Written task:
Identify the lines that contain the word "this" and copy each one.

------ Recorded information ------

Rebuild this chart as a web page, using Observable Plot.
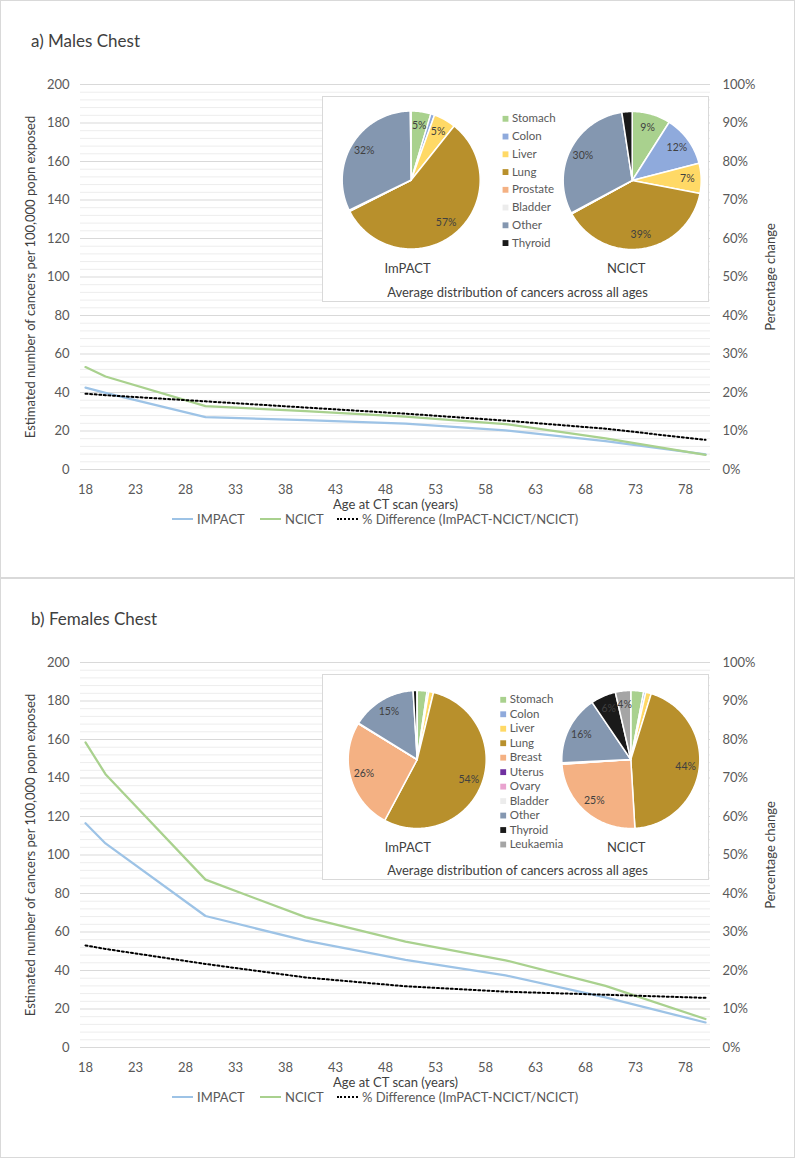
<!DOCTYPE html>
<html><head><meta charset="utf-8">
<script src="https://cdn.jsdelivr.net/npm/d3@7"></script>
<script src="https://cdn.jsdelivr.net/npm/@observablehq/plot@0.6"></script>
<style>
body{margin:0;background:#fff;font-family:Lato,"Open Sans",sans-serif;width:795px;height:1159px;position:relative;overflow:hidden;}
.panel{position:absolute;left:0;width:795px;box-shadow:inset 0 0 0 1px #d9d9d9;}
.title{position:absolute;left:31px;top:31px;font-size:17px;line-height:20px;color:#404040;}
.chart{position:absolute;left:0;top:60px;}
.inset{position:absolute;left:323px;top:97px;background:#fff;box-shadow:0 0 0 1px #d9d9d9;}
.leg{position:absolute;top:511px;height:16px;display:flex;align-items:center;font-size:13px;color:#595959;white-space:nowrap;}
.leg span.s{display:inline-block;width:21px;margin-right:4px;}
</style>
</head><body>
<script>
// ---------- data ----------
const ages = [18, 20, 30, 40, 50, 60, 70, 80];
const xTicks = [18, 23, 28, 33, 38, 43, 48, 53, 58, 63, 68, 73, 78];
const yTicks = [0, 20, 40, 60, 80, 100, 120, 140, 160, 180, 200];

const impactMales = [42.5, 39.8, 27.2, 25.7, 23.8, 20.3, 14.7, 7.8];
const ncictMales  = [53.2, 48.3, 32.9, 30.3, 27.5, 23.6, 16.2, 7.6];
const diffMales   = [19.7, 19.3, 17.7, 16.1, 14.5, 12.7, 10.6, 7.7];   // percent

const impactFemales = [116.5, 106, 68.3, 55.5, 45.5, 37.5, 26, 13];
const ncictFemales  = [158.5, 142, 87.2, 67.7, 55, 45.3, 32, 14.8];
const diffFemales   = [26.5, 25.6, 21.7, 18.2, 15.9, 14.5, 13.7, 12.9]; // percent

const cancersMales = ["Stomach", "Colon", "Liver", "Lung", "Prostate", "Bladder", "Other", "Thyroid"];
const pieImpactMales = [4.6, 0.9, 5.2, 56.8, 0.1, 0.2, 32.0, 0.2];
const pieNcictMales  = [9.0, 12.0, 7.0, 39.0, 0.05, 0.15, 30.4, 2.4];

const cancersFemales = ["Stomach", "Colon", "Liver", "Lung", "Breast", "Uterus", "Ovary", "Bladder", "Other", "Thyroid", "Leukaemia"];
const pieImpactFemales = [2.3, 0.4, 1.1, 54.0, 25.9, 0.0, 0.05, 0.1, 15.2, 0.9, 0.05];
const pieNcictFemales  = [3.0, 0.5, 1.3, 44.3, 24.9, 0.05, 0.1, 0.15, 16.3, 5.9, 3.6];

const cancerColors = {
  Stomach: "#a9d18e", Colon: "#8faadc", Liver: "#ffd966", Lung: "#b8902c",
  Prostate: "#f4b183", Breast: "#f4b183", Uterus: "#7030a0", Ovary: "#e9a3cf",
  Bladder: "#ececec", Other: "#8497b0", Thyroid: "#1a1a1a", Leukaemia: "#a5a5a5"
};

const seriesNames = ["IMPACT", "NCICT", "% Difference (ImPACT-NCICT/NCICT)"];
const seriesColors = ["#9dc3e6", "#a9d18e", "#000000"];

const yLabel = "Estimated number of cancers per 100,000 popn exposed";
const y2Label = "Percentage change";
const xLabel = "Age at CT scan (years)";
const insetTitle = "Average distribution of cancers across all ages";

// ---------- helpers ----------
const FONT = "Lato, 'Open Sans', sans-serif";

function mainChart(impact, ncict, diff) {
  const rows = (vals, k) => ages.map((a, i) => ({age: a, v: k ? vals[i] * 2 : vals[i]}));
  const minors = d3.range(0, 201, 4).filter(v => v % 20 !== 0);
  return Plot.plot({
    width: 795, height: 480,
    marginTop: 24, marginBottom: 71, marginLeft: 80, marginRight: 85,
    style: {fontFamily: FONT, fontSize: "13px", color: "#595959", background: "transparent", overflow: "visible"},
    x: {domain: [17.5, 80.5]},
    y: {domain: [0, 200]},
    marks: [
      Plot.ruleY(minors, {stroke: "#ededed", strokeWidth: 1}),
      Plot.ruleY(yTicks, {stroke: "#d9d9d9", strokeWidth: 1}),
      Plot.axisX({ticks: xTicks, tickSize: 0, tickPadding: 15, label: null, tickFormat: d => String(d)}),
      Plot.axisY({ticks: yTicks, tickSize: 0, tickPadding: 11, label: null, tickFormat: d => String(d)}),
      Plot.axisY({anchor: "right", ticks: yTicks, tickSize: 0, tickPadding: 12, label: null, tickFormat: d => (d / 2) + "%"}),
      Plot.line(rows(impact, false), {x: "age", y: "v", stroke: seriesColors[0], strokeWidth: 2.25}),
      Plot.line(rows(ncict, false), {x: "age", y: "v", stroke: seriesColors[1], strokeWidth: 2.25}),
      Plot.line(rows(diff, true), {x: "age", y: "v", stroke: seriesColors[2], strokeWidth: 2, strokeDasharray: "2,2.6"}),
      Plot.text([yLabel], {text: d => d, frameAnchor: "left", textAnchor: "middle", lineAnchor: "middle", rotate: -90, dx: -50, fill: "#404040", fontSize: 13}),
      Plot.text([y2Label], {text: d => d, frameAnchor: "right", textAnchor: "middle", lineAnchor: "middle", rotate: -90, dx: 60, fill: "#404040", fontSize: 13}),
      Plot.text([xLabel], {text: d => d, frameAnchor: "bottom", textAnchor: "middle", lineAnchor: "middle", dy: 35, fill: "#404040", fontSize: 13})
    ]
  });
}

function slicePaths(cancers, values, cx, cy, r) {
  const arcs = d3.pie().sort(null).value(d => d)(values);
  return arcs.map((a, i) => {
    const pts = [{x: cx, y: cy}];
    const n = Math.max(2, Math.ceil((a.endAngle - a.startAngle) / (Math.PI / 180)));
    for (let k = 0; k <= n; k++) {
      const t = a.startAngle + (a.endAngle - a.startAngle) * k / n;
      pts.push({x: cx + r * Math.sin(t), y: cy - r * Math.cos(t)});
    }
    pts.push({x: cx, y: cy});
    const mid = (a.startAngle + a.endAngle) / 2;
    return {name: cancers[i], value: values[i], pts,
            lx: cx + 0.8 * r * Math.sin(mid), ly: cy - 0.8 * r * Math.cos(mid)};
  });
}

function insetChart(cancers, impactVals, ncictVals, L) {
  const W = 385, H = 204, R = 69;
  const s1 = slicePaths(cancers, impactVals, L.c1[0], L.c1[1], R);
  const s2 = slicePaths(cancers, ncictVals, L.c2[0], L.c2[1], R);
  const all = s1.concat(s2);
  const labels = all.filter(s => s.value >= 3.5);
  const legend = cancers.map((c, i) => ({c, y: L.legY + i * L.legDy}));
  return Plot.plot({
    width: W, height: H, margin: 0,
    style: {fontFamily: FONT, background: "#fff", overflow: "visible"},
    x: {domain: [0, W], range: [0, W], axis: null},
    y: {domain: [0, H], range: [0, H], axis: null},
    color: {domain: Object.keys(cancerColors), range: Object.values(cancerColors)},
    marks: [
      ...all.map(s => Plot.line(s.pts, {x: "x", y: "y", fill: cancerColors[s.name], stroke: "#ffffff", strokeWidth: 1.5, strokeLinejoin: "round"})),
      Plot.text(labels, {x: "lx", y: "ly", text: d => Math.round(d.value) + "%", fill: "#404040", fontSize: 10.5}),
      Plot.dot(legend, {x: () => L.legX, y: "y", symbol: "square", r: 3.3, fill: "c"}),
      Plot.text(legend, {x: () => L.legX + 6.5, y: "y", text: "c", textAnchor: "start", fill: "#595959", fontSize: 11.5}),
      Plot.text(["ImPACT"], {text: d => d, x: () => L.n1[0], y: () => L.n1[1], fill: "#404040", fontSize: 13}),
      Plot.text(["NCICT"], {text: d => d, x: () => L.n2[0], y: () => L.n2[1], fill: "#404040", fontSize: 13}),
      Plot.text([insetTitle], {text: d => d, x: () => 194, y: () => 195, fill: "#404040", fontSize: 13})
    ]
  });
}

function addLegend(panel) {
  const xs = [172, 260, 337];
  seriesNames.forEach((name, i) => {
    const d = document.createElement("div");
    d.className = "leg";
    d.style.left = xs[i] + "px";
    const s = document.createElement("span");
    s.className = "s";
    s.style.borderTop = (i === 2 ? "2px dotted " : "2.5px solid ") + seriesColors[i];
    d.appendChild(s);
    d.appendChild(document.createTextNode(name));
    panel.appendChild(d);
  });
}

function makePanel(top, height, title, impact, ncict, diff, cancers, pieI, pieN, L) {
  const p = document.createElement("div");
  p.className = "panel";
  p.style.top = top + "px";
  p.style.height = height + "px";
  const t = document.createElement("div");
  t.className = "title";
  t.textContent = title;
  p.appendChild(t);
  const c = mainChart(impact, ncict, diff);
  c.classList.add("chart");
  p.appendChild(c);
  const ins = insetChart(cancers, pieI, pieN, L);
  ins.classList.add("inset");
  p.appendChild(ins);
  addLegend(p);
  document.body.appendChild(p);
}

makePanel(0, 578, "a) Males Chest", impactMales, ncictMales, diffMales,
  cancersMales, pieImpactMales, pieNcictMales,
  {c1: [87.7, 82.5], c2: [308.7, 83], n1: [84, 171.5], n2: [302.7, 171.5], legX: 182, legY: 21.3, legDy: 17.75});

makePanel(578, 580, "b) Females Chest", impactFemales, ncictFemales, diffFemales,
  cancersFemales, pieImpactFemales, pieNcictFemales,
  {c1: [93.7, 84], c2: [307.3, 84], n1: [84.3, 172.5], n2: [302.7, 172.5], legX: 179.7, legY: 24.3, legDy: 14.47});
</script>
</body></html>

------
------ Recorded information ------

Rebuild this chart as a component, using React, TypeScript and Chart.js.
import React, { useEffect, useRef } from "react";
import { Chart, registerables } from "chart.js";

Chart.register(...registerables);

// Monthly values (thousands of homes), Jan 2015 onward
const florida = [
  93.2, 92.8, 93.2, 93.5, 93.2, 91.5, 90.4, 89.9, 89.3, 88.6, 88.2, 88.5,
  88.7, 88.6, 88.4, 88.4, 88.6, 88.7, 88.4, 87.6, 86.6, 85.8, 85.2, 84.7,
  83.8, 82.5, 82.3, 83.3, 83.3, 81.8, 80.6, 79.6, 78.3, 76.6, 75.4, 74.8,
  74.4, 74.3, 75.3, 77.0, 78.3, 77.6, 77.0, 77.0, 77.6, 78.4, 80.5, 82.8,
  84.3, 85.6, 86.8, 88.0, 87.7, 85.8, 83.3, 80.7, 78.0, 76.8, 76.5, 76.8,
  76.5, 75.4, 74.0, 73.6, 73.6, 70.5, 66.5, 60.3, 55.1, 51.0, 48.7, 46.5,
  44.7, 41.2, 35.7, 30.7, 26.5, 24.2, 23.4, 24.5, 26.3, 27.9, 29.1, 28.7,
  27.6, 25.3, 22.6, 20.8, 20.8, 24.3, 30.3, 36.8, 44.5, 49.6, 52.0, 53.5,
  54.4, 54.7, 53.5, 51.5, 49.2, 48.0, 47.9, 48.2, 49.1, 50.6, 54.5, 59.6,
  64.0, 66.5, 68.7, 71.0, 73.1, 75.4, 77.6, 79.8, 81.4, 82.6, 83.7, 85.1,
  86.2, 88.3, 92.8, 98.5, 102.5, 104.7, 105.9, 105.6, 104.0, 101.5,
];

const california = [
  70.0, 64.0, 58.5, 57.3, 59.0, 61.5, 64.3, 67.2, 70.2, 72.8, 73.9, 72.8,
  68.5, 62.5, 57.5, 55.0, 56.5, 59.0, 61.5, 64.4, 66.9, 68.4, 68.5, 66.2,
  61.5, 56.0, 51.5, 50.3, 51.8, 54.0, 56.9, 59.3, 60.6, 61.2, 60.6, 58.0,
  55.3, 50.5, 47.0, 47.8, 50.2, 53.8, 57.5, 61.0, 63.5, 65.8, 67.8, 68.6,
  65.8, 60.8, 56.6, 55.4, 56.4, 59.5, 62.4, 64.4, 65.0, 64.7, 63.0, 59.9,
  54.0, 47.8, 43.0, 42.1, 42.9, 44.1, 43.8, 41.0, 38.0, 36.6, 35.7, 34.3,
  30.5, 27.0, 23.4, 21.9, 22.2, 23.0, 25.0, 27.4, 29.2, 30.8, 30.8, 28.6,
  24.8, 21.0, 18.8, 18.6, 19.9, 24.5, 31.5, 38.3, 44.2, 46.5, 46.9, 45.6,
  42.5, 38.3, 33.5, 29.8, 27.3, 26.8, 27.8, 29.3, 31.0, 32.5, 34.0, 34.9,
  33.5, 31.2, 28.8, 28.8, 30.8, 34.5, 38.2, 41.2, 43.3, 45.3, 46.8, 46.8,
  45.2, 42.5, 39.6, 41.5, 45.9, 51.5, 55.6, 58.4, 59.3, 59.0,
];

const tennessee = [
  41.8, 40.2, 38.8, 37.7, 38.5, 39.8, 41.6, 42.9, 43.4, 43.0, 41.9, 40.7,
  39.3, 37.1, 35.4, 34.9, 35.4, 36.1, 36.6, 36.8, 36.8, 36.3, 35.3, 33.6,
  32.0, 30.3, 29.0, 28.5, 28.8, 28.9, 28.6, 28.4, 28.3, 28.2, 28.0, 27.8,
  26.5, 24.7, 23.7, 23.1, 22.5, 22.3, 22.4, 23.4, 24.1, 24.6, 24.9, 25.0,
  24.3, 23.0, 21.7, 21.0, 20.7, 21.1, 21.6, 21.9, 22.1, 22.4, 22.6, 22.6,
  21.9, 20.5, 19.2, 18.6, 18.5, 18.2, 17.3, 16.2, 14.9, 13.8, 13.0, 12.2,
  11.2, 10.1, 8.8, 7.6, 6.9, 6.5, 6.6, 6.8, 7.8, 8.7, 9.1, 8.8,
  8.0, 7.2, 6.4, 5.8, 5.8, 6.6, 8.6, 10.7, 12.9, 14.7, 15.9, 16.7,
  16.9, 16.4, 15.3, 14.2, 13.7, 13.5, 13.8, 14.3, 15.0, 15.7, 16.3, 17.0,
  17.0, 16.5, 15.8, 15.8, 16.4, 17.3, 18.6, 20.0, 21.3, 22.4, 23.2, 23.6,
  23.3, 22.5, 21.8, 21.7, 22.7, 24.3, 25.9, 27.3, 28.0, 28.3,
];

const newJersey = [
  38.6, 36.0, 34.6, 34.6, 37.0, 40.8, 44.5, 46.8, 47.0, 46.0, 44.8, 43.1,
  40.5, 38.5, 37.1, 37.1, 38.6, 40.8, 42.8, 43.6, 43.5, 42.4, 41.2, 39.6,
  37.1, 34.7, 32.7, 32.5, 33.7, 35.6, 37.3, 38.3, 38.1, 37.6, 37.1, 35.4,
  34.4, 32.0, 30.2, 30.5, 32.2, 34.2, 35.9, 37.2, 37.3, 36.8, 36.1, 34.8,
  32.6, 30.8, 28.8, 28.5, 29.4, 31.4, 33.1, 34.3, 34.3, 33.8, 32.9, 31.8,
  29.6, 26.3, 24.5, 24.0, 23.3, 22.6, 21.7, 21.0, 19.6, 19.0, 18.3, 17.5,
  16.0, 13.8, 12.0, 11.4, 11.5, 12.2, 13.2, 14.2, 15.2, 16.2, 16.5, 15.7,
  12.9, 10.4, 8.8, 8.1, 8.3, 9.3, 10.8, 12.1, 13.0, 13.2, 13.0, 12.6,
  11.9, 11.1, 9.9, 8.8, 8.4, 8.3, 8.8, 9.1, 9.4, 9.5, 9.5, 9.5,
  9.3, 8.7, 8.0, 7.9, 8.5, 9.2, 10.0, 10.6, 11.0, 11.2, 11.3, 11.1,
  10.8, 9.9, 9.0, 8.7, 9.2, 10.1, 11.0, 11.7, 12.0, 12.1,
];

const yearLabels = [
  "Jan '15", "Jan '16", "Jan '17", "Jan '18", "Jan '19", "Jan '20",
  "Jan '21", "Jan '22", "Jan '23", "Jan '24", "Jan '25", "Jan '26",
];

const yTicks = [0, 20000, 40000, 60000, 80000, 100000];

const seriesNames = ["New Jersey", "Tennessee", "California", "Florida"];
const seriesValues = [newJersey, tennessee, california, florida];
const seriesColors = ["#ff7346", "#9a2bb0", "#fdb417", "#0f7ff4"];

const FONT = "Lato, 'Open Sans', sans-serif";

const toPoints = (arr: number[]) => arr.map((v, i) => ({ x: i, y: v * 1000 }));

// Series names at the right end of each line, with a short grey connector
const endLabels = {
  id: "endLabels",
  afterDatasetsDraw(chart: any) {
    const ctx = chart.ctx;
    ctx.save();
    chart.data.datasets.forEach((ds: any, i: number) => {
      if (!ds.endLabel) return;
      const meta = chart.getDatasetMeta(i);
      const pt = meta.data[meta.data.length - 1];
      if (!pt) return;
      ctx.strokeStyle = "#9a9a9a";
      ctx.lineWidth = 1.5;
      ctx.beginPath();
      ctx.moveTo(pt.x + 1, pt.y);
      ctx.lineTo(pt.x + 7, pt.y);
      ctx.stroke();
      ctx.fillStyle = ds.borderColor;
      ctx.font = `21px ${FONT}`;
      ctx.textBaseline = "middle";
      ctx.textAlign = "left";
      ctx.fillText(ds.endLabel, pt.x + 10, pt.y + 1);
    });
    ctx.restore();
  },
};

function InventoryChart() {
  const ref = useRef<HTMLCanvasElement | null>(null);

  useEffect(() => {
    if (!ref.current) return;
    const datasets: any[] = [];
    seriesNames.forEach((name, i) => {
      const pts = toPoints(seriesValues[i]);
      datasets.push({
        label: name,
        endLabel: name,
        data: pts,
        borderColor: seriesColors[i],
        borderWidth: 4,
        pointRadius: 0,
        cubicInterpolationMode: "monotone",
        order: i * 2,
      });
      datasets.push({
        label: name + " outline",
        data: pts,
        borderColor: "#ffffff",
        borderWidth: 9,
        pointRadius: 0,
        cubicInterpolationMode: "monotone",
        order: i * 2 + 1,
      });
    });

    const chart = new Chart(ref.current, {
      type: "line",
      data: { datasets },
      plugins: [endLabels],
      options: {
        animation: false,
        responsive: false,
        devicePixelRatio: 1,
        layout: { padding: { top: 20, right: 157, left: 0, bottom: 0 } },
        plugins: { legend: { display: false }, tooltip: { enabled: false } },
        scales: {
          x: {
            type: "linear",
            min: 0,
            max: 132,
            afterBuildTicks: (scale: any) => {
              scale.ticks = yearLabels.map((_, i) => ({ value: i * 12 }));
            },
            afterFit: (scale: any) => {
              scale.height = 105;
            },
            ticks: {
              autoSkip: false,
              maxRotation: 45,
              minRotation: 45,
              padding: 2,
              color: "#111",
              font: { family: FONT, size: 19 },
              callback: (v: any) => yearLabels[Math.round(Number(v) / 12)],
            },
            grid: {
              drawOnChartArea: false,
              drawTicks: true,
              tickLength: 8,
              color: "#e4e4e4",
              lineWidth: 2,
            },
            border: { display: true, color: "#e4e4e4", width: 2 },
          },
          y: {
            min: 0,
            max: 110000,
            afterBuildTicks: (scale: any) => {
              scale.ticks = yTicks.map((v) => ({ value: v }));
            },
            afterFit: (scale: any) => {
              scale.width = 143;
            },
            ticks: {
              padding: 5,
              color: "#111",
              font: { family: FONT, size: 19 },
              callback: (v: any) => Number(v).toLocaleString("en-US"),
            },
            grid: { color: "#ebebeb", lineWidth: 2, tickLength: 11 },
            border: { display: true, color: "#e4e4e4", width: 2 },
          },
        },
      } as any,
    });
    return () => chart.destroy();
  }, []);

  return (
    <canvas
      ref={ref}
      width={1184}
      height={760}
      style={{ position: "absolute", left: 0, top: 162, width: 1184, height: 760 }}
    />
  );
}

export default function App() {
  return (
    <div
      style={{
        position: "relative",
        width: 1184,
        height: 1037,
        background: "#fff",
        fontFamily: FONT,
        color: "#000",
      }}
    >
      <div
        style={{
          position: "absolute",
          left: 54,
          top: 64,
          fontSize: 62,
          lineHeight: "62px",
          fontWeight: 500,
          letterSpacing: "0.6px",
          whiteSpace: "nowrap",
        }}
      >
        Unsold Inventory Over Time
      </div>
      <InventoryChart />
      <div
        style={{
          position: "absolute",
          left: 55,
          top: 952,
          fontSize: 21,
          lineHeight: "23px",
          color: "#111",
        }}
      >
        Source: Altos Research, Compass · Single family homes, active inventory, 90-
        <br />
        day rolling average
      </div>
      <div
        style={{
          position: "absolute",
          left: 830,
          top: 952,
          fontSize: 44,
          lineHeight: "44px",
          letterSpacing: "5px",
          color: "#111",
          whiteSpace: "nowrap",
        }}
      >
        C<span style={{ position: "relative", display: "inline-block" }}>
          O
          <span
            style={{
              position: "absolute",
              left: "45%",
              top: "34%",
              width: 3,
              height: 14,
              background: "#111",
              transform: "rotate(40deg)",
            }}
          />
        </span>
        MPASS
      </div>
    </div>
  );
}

------

Response below:
Rebuild this chart as a web page, using Observable Plot.
Rebuild this chart as a component, using React, TypeScript and Chart.js.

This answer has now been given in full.